Set task
Find the word "that" in the listing; pull out each line holding it.

Input records
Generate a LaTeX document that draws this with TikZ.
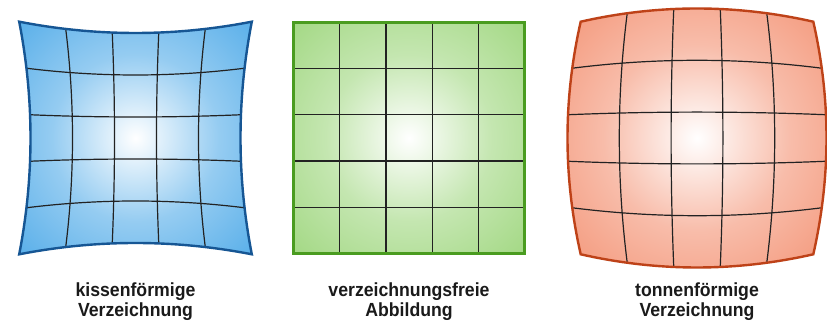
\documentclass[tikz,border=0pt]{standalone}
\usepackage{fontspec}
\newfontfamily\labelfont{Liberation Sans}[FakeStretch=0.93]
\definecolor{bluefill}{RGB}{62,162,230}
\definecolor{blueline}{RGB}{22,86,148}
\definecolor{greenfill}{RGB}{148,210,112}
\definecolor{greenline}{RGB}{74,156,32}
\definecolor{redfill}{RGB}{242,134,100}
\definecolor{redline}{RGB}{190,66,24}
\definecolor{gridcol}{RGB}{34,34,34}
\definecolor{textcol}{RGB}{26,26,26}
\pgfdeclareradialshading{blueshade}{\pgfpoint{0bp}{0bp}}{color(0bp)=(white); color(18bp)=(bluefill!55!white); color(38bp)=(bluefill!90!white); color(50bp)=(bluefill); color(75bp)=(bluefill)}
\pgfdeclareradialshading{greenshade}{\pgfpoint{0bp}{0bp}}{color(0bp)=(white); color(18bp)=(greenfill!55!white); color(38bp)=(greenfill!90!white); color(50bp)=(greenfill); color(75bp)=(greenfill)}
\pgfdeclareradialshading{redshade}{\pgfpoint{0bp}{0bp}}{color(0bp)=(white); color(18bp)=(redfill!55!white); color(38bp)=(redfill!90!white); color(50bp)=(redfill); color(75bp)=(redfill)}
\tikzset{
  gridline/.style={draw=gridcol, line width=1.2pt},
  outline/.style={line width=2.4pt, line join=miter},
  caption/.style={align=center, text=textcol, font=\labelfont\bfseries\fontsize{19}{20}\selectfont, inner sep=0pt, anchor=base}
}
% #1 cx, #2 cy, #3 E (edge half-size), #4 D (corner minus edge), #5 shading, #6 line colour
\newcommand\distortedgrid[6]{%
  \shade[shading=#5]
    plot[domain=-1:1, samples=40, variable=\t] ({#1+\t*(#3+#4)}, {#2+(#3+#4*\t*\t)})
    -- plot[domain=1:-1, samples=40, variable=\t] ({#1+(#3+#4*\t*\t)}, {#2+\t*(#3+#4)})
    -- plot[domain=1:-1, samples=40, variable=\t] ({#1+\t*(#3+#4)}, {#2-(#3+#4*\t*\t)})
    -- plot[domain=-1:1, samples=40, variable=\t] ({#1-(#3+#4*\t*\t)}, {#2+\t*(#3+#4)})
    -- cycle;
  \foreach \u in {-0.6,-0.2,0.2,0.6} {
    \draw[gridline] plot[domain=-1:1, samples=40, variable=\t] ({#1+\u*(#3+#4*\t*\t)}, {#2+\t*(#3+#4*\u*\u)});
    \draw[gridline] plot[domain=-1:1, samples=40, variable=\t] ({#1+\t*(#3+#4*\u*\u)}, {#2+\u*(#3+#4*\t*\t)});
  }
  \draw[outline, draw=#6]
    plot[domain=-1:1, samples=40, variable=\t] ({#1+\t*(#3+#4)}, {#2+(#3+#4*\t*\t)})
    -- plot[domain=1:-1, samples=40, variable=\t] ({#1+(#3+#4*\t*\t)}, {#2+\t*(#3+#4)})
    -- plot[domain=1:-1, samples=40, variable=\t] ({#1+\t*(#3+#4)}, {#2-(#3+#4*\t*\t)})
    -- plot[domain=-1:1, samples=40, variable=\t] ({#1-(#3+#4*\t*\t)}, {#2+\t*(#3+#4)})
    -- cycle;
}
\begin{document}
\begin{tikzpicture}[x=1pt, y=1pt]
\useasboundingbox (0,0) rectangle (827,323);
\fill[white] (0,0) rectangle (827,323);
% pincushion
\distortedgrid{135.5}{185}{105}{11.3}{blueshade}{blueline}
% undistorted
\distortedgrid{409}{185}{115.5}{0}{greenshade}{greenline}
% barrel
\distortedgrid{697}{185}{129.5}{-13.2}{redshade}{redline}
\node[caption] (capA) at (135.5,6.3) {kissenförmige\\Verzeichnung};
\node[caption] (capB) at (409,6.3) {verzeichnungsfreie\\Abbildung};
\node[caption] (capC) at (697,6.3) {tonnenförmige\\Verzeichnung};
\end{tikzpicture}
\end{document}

...

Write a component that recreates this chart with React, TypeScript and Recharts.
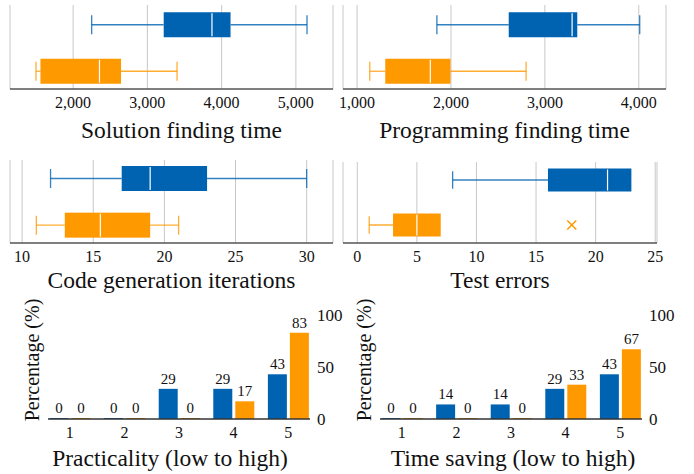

Problem solution
Generate a LaTeX document that draws this with TikZ.
Write a component that recreates this chart with React, TypeScript and Recharts.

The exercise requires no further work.